Detalhes. O elemento que dá cor às coisas. Vejo com dificuldade como a vida seria se não fosse a riqueza despretensiosa deles. A arte de perceber é o que nos permite desfrutar do belo. Sinto como se eu vivesse pelos detalhes e que a minha vida se desdobrasse a partir deles. Acho a originalidade oriunda dos mais inusitados detalhes algo tão ousado. Amo ver no outro uma característica que nunca vi em mim. Amo interpretar os símbolos que o outro decidiu adotar para si e adoro o processo de tentar entender o que estes representam nas mais diversas instâncias. Gosto de como estes pequenos encontros atuam como o consolo ou lembrete que eu preciso para compreender que a vida pode ter muitos rumos, diferentes formas e diversos sentidos. Amo como eles me lembram que está tudo bem em não saber dançar. Amo como eles minimizam o desconforto e amo como eles me permitem ter as conexões mais genuínas possíveis com pessoas que nunca pensei que conheceria.

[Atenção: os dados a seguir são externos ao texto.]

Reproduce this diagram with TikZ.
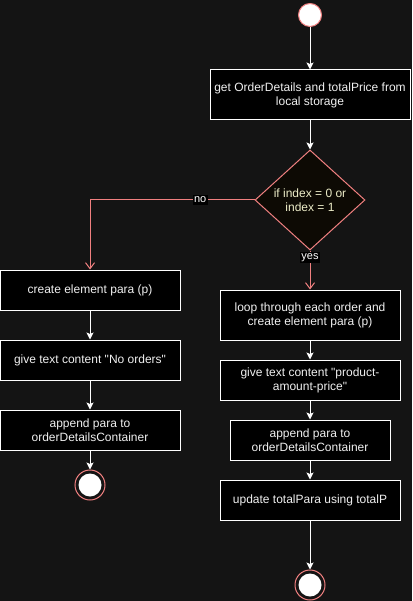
\documentclass[tikz,border=0pt]{standalone}
\usepackage{fontspec}
\setmainfont{Liberation Sans}[Ligatures=TeXOff]
\usetikzlibrary{shapes.geometric,arrows.meta}
\definecolor{bgdark}{HTML}{141414}
\definecolor{flowred}{HTML}{F08080}
\definecolor{condfill}{HTML}{0D0A04}
\definecolor{condtext}{HTML}{EDEDC8}
\definecolor{boxtext}{HTML}{F0F0F0}
\begin{document}
\begin{tikzpicture}[x=1pt,y=-1pt,
  box/.style={draw=white,fill=black,text=boxtext,line width=1pt,minimum width=180pt,minimum height=40pt,align=center,inner sep=0pt,font=\fontsize{12}{14}\selectfont},
  decision/.style={diamond,draw=flowred,fill=condfill,text=condtext,line width=1pt,aspect=1.1,inner sep=-2pt,minimum width=110pt,minimum height=100pt,align=center,font=\fontsize{12}{14}\selectfont},
  startnode/.style={circle,draw=flowred,fill=white,line width=1pt,minimum size=23pt,inner sep=0pt},
  endnode/.style={circle,draw=flowred,fill=bgdark,line width=1pt,minimum size=30pt,inner sep=0pt,
    path picture={\fill[white] (path picture bounding box.center) circle (11.5pt);}},
  flow/.style={draw=white,line width=1pt,-{Stealth[length=7pt,width=7pt,inset=1.5pt]}},
  branch/.style={draw=flowred,line width=1pt,-{Straight Barb[length=6pt,width=9pt]}},
  tag/.style={fill=black,text=white,inner sep=1.5pt,font=\fontsize{11}{12}\selectfont}]
\fill[bgdark] (0,0) rectangle (412,601);
\useasboundingbox (0,0) rectangle (412,601);

\node[startnode] (start) at (310,15) {};
\node[box,minimum width=200pt,minimum height=50pt] (load) at (310,95) {get OrderDetails and totalPrice from\\local storage};
\node[decision] (cond) at (310,200) {if index = 0 or\\index = 1};

\node[box] (createp) at (90,290) {create element para (p)};
\node[box] (noorders) at (90,360) {give text content "No orders"};
\node[box] (appendl) at (90,430) {append para to\\orderDetailsContainer};
\node[endnode] (endl) at (90,485) {};

\node[box,minimum height=50pt] (loop) at (310,315) {loop through each order and\\create element para (p)};
\node[box] (content) at (310,380) {give text content "product-\\amount-price"};
\node[box,minimum width=160pt] (appendr) at (310,440) {append para to\\orderDetailsContainer};
\node[box] (update) at (310,500) {update totalPara using totalP};
\node[endnode] (endr) at (310,585) {};

\draw[flow] (start) -- (load);
\draw[flow] (load) -- (cond);
\draw[branch] (cond.west) -| node[tag,pos=0.165] {no} (createp.north);
\draw[branch] (cond.south) -- node[tag,pos=0.18] {yes} (loop.north);
\draw[flow] (createp) -- (noorders);
\draw[flow] (noorders) -- (appendl);
\draw[flow] (appendl) -- (endl);
\draw[flow] (loop) -- (content);
\draw[flow] (content) -- (appendr);
\draw[flow] (appendr) -- (update);
\draw[flow] (update) -- (endr);
\end{tikzpicture}
\end{document}
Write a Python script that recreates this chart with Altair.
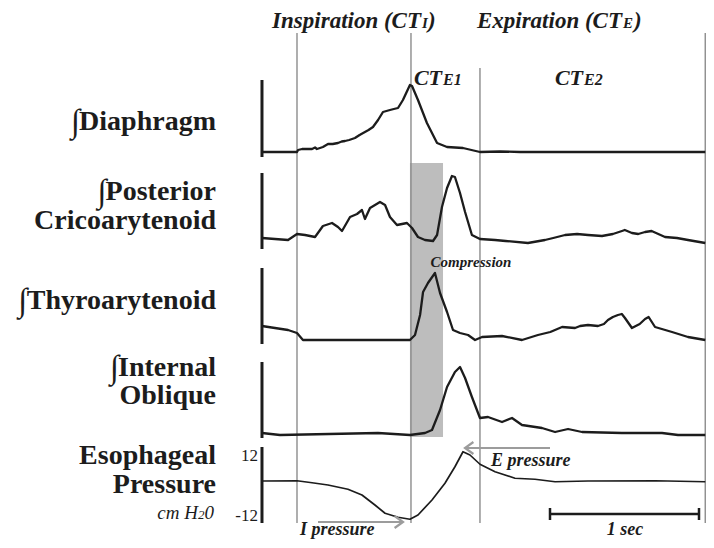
import altair as alt
import pandas as pd

# ---------------- data (time in s from inspiration onset) ----------------
diaph_t = [-0.235, 0.0, 0.007, 0.034, 0.101, 0.121, 0.134, 0.174, 0.208, 0.240, 0.275, 0.300,
           0.322, 0.350, 0.389, 0.420, 0.456, 0.480, 0.510, 0.544, 0.577, 0.600, 0.624, 0.650,
           0.678, 0.711, 0.758, 0.772, 0.812, 0.872, 0.940, 1.007, 1.114, 1.228, 1.362, 1.497,
           2.74]
diaph_v = [5, 5, 7, 8, 8, 9.5, 8, 10, 13, 13, 14, 15.5,
           16, 17, 19, 22, 25, 27, 30, 37, 45, 46, 47, 48,
           49, 57, 72, 71, 57, 34, 14, 10, 9, 5, 5.5, 5,
           5]

pca_t = [-0.235, -0.148, -0.060, 0.0, 0.054, 0.121, 0.174, 0.235, 0.275, 0.302, 0.356, 0.403,
         0.436, 0.456, 0.490, 0.557, 0.591, 0.624, 0.671, 0.705, 0.738, 0.772, 0.812, 0.859,
         0.913, 0.940, 0.973, 1.007, 1.040, 1.060, 1.094, 1.128, 1.174, 1.228, 1.329, 1.400,
         1.550, 1.664, 1.720, 1.799, 1.880, 1.953, 2.047, 2.120, 2.181, 2.200, 2.248, 2.290,
         2.336, 2.380, 2.470, 2.550, 2.624, 2.74]
pca_v = [11, 10, 9, 15, 14, 12, 23, 26, 22, 18, 32, 35,
         39, 30, 41, 47, 44, 32, 24, 25, 26, 21, 12, 9,
         8, 14, 42, 61, 73, 72, 56, 37, 14, 10, 9, 8,
         6, 9, 11, 14, 15, 14, 13, 15, 18, 19, 16, 15,
         17, 18, 12, 11, 9, 6]

ta_t = [-0.235, -0.148, -0.060, 0.0, 0.040, 0.758, 0.792, 0.826, 0.846, 0.879, 0.926, 0.960,
        1.007, 1.047, 1.094, 1.148, 1.195, 1.242, 1.376, 1.510, 1.617, 1.700, 1.779, 1.866,
        1.900, 1.953, 2.020, 2.060, 2.087, 2.120, 2.154, 2.180, 2.201, 2.248, 2.300, 2.336,
        2.360, 2.403, 2.517, 2.624, 2.74]
ta_v = [18, 16, 14, 11, 4, 4, 9, 29, 52, 61, 71, 51,
        32, 14, 11, 9, 4, 7, 8, 4, 9, 12, 17, 16,
        18, 19, 18, 20, 24, 27, 29, 30, 26, 16, 20, 25,
        27, 17, 12, 7, 4]

io_t = [-0.235, -0.114, 0.544, 0.758, 0.859, 0.906, 0.960, 1.007, 1.060, 1.094, 1.128, 1.174,
        1.228, 1.282, 1.376, 1.443, 1.510, 1.644, 1.732, 1.819, 1.913, 2.181, 2.450, 2.557, 2.74]
io_v = [5, 3, 5, 3, 5, 8, 28, 51, 66, 71, 60, 41,
        20, 21, 16, 20, 13, 10, 6, 9, 6, 5, 5, 3, 3]

eso_t = [-0.235, 0.0, 0.101, 0.208, 0.342, 0.436, 0.523, 0.591, 0.678, 0.758, 0.812, 0.906,
         0.993, 1.060, 1.114, 1.161, 1.228, 1.329, 1.463, 1.597, 1.732, 1.953, 2.403, 2.74]
eso_v = [1.6, 1.7, 0.9, 0.0, -1.7, -4.0, -8.0, -11.3, -12.9, -13.7, -12.0, -6.0,
         0.7, 7.3, 13.3, 12.0, 8.3, 5.3, 2.7, 2.3, 1.3, 1.6, 1.7, 1.3]
eso_ticks = ["12", "-12"]

phase_bounds = [0.0, 0.765, 2.74]
cte_split = [1.228]
compression = [0.758, 0.980]
one_sec = [1.698, 2.698]

row_labels = ["Diaphragm", "Posterior", "Cricoarytenoid", "Thyroarytenoid",
              "Internal", "Oblique", "Esophageal", "Pressure"]
integrated = [True, True, False, True, True, False, False, False]
INTEGRAL = "\u222b"

# ---------------- styling / layout ----------------
W, H = 698, 532
OFF = 8
xs = alt.Scale(domain=[-1.9396, 2.7450], nice=False, zero=False)
INK = "#1c1c1c"
LINEGRAY = "#8c8c8c"
ARROW = "#9c9c9c"
SERIF = "Liberation Serif"
LABEL_SIZE = 28
# Times-metric advance widths (em) of the bold label glyphs, for placing the tall integral sign
BOLD_W = {"D": .722, "i": .278, "a": .5, "p": .556, "h": .556, "r": .444, "g": .5, "m": .833,
          "P": .611, "o": .5, "s": .389, "t": .333, "e": .444, "T": .667, "y": .5, "n": .556,
          "d": .556, "I": .389, "l": .278}


def X(f):
    return alt.X(f, type="quantitative", scale=xs, axis=None)


def px(v):
    return alt.value(v - OFF)


def trace(t, v, dom, bottom, top, bar_lo, bar_hi, sw=2.3):
    df = pd.DataFrame({"t": t, "v": v})
    ys = alt.Scale(domain=dom, range=[bottom - OFF, top - OFF], nice=False, zero=False)
    line = alt.Chart(df).mark_line(color=INK, strokeWidth=sw, strokeJoin="round").encode(
        x=X("t"), y=alt.Y("v", type="quantitative", scale=ys, axis=None))
    bar = alt.Chart(pd.DataFrame({"t": [t[0]], "lo": [bar_lo], "hi": [bar_hi]})).mark_rule(
        color=INK, strokeWidth=3).encode(
        x=X("t"), y=alt.Y("lo", type="quantitative", scale=ys, axis=None), y2="hi")
    return alt.layer(line, bar)


def txt(s, x, y, size, weight="bold", style="normal", align="left", color=INK):
    return alt.Chart(pd.DataFrame({"s": [s]})).mark_text(
        align=align, baseline="alphabetic", font=SERIF, fontSize=size,
        fontWeight=weight, fontStyle=style, color=color).encode(
        x=px(x), y=px(y), text="s:N")


layers = []

# compression shading
layers.append(alt.Chart(pd.DataFrame({"a": [compression[0]], "b": [compression[1]]})).mark_rect(
    color="#bdbdbd").encode(x=X("a"), x2="b", y=px(163), y2=px(437)))

# phase boundaries
layers.append(alt.Chart(pd.DataFrame({"t": phase_bounds})).mark_rule(
    color=LINEGRAY, strokeWidth=1.4).encode(x=X("t"), y=px(33), y2=px(523)))
layers.append(alt.Chart(pd.DataFrame({"t": cte_split})).mark_rule(
    color=LINEGRAY, strokeWidth=1.4).encode(x=X("t"), y=px(68), y2=px(523)))

# traces
layers.append(trace(diaph_t, diaph_v, [0, 77], 157, 80, 0, 77))
layers.append(trace(pca_t, pca_v, [0, 76], 249, 173, 0, 76))
layers.append(trace(ta_t, ta_v, [0, 76], 344, 268, 0, 76))
layers.append(trace(io_t, io_v, [0, 76], 438, 362, 0, 76))
layers.append(trace(eso_t, eso_v, [-12, 12], 515, 455, -15.2, 15.2, sw=1.7))

# 1 sec scale bar
layers.append(alt.Chart(pd.DataFrame({"a": [one_sec[0]], "b": [one_sec[1]]})).mark_rule(
    color=INK, strokeWidth=2.5).encode(x=X("a"), x2="b", y=px(514)))
layers.append(alt.Chart(pd.DataFrame({"t": one_sec})).mark_rule(
    color=INK, strokeWidth=2.5).encode(x=X("t"), y=px(508), y2=px(520)))

# pressure arrows
layers.append(alt.Chart(pd.DataFrame({"a": [0]})).mark_rule(color=ARROW, strokeWidth=2).encode(
    x=px(467), x2=px(550), y=px(448)))
layers.append(alt.Chart(pd.DataFrame({"a": [0]})).mark_point(
    shape="M0.4,-1L-1,0L0.4,1", filled=False, size=144, strokeWidth=2.2, color=ARROW,
    opacity=1).encode(x=px(471), y=px(448)))
layers.append(alt.Chart(pd.DataFrame({"a": [0]})).mark_rule(color=ARROW, strokeWidth=2).encode(
    x=px(318), x2=px(401), y=px(522)))
layers.append(alt.Chart(pd.DataFrame({"a": [0]})).mark_point(
    shape="M-0.4,-1L1,0L-0.4,1", filled=False, size=144, strokeWidth=2.2, color=ARROW,
    opacity=1).encode(x=px(397), y=px(522)))

# header texts (small-cap subscripts set as separate, smaller pieces)
HB = 28
layers.append(txt("Inspiration (CT", 421, HB, 23, style="italic", align="right"))
layers.append(txt("I", 422, HB, 15, style="italic"))
layers.append(txt(")", 428, HB, 23, style="italic"))
layers.append(txt("Expiration (CT", 622, HB, 23, style="italic", align="right"))
layers.append(txt("E", 623, HB, 15, style="italic"))
layers.append(txt(")", 634, HB, 23, style="italic"))
layers.append(txt("CT", 442, 85, 22, style="italic", align="right"))
layers.append(txt("E1", 443, 85, 16, style="italic"))
layers.append(txt("CT", 583, 85, 22, style="italic", align="right"))
layers.append(txt("E2", 584, 85, 16, style="italic"))

# row labels (integral sign drawn taller, as in the reference)
RIGHT = 216
label_y = [130, 200, 229, 309, 376, 404, 464, 493]
for s, y, integ in zip(row_labels, label_y, integrated):
    layers.append(txt(s, RIGHT, y, LABEL_SIZE, align="right"))
    if integ:
        w = sum(BOLD_W.get(c, 0.5) for c in s) * LABEL_SIZE
        layers.append(txt(INTEGRAL, RIGHT - w + 1, y + 2, 33, weight="bold", align="right"))

# units: cm H20 with a small 2
layers.append(txt("0", 214, 519, 19, weight="normal", style="italic", align="right"))
layers.append(txt("2", 204.5, 519, 13, weight="normal", style="italic", align="right"))
layers.append(txt("cm H", 198, 519, 19, weight="normal", style="italic", align="right"))
layers.append(txt(eso_ticks[0], 258, 461, 17, weight="normal", align="right"))
layers.append(txt(eso_ticks[1], 258, 521, 17, weight="normal", align="right"))

# annotations
layers.append(txt("Compression", 471, 267, 15, style="italic", align="center"))
layers.append(txt("E pressure", 491, 466, 18, style="italic"))
layers.append(txt("I pressure", 300, 535, 18, style="italic"))
layers.append(txt("1 sec", 625, 535, 18, style="italic", align="center"))

chart = alt.layer(*layers).resolve_scale(y="independent").properties(
    width=W, height=H, padding=0, autosize=alt.AutoSizeParams(type="none"),
    background="white").configure_view(stroke=None)

chart.save("out.html", embed_options={"renderer": "svg", "actions": False})
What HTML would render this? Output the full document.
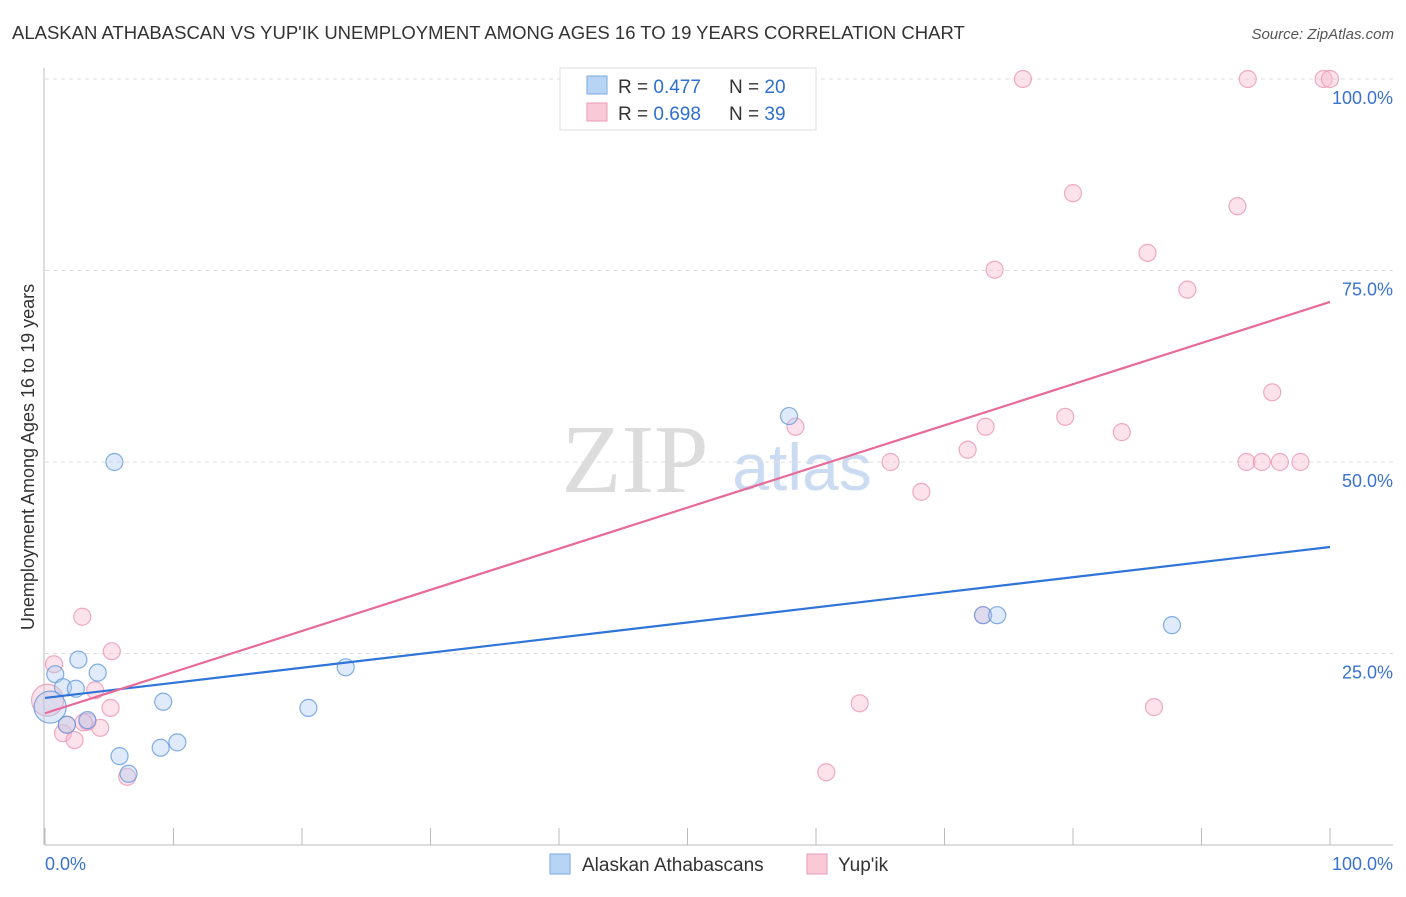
<!DOCTYPE html>
<html><head><meta charset="utf-8"><style>
body{margin:0;background:#fff;font-family:"Liberation Sans",sans-serif;}
svg text{font-family:"Liberation Sans",sans-serif;}
svg text.serif{font-family:"Liberation Serif",serif;}
</style></head><body>
<svg id="c" width="1406" height="892" xmlns="http://www.w3.org/2000/svg">
<text x="12" y="39" font-size="18.5" fill="#333">ALASKAN ATHABASCAN VS YUP'IK UNEMPLOYMENT AMONG AGES 16 TO 19 YEARS CORRELATION CHART</text>
<text x="1394" y="39" font-size="15" fill="#555" font-style="italic" text-anchor="end">Source: ZipAtlas.com</text>
<text class="serif" x="635" y="492" font-size="98" fill="#dcdcdc" text-anchor="middle">ZIP</text>
<text x="802" y="490" font-size="66" fill="#cbdcf2" text-anchor="middle">atlas</text>
<text transform="translate(34,457) rotate(-90)" font-size="18" fill="#333" text-anchor="middle">Unemployment Among Ages 16 to 19 years</text>
<g id="grid"></g><g id="marks"></g>
<g>
<rect x="560" y="68" width="256" height="62" fill="#fff" stroke="#ddd"/>
<rect x="587" y="76" width="20" height="18" fill="#b8d4f5" stroke="#7aa8e0"/>
<rect x="587" y="103" width="20" height="18" fill="#f9c9d8" stroke="#eb9ab5"/>
<text x="618" y="93" font-size="19" fill="#333">R = <tspan fill="#2f6fd0">0.477</tspan></text>
<text x="729" y="93" font-size="19" fill="#333">N = <tspan fill="#2f6fd0">20</tspan></text>
<text x="618" y="120" font-size="19" fill="#333">R = <tspan fill="#2f6fd0">0.698</tspan></text>
<text x="729" y="120" font-size="19" fill="#333">N = <tspan fill="#2f6fd0">39</tspan></text>
</g>
<g>
<rect x="550" y="854" width="20" height="20" fill="#b8d4f5" stroke="#7aa8e0"/>
<text x="582" y="871" font-size="19" fill="#333">Alaskan Athabascans</text>
<rect x="807" y="854" width="20" height="20" fill="#f9c9d8" stroke="#eb9ab5"/>
<text x="838" y="871" font-size="19" fill="#333">Yup'ik</text>
</g>
</svg>
<script>
const yTicks=[25,50,75,100];
const yTickLabels=["25.0%","50.0%","75.0%","100.0%"];
const xTickLabels=["0.0%","100.0%"];
const blueX=[5.4,57.9,73.0,74.1,87.7,2.6,4.1,0.8,1.4,2.4,1.7,3.3,9.2,5.8,9.0,10.3,6.5,20.5,23.4,0.4];
const blueY=[50.0,56.0,30.0,30.0,28.7,24.2,22.5,22.3,20.6,20.4,15.7,16.3,18.7,11.6,12.7,13.4,9.3,17.9,23.2,18.0];
const pinkX=[2.9,5.2,0.7,3.9,5.1,1.4,2.3,1.7,3.3,4.3,6.4,76.1,93.6,99.5,100,80.0,92.8,73.9,85.8,88.9,95.5,58.4,79.4,73.2,83.8,71.8,65.8,93.5,94.7,96.1,97.7,68.2,63.4,86.3,60.8,73.0,0.2,3.0];
const pinkY=[29.8,25.3,23.6,20.2,17.9,14.6,13.7,15.7,16.1,15.3,8.9,100,100,100,100,85.1,83.4,75.1,77.3,72.5,59.1,54.6,55.9,54.6,53.9,51.6,50,50,50,50,50,46.1,18.5,18.0,9.5,30.0,18.9,16.0];
const blueLine=[19.2,38.9];
const pinkLine=[17.2,70.9];
const X=v=>45+v*12.85, Y=v=>845-v*7.66;
const NS="http://www.w3.org/2000/svg";
const grid=document.getElementById('grid'), marks=document.getElementById('marks');
function mk(p,tag,a){const e=document.createElementNS(NS,tag);for(const k in a)e.setAttribute(k,a[k]);p.appendChild(e);return e;}
yTicks.forEach((t,i)=>{
 const l=mk(grid,'line',{x1:45,x2:1393,y1:Y(t),y2:Y(t),stroke:'#ddd','stroke-dasharray':'4,4'});
 
 
 const tx=mk(grid,'text',{x:1393,y:Y(t)+25,'font-size':18,fill:'#3a72d0','text-anchor':'end'});
 tx.textContent=yTickLabels[i];
 
 
});
const ax=mk(grid,'line',{x1:45,x2:1393,y1:845,y2:845,stroke:'#bbb'});


const ay=mk(grid,'line',{x1:44,x2:44,y1:68,y2:845,stroke:'#bbb'});


for(let i=0;i<=10;i++){
 const t=mk(grid,'line',{x1:X(i*10),x2:X(i*10),y1:828,y2:845,stroke:'#bbb'});
 
 
}
[[0,'start',45],[100,'end',1393]].forEach((d,i)=>{
 const tx=mk(grid,'text',{x:d[2],y:870,'font-size':18,fill:'#3a72d0','text-anchor':d[1]});
 tx.textContent=xTickLabels[i];
 
 
});
function pts(xs,ys,fill,stroke,name){
 xs.forEach((x,i)=>{
  const big=(x<0.5&&ys[i]>17&&ys[i]<20);
  const c=mk(marks,'circle',{cx:X(x),cy:Y(ys[i]),r:big?16:8.5,fill:fill,'fill-opacity':0.4,stroke:stroke,'stroke-opacity':0.75,'stroke-width':1.2});
  
  
 });
}
pts(pinkX,pinkY,'#f7b8cc','#eb8fb0','yupik-point');
pts(blueX,blueY,'#b0cdf2','#5b93dc','athabascan-point');
const bl=mk(marks,'line',{x1:X(0),y1:Y(blueLine[0]),x2:X(100),y2:Y(blueLine[1]),stroke:'#2f74d8','stroke-width':2.2});


const pl=mk(marks,'line',{x1:X(0),y1:Y(pinkLine[0]),x2:X(100),y2:Y(pinkLine[1]),stroke:'#e86a98','stroke-width':2.2});


</script>
</body></html>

Acho que não há remédio para o desconcerto em relação à vida. Ele é cíclico e se renova com o tempo. Sem dúvidas, a juventude é o momento no qual mais temos contato com a insegurança de não saber qual caminho levar. É o momento em que encaramos a vida de frente, e não sabemos nomear os nossos sentimentos. Não entendemos porque sentimos que algo está fora do lugar. E, talvez, no final desse labirinto chamado “vida”, percebamos que estávamos aqui apenas para desfrutar do melhor; para tomar as decisões que mais se encaixam com a versão mais verdadeira da gente, daquela parte da nossa alma que nos faz sentir bem-estar ou agonia. Talvez, a vida seja muito mais simples do que imaginamos, e nós que a complicamos. Talvez o nosso sofrimento esteja aí: em não sabermos nos despedir daquilo que não nos serve mais e da nossa falta de habilidade de nos desatarmos de amarras invisíveis, que do dia para a noite nos apegamos com unhas e dentes para assim acreditar que temos alguma certeza nesse mar de mudanças que é a vida.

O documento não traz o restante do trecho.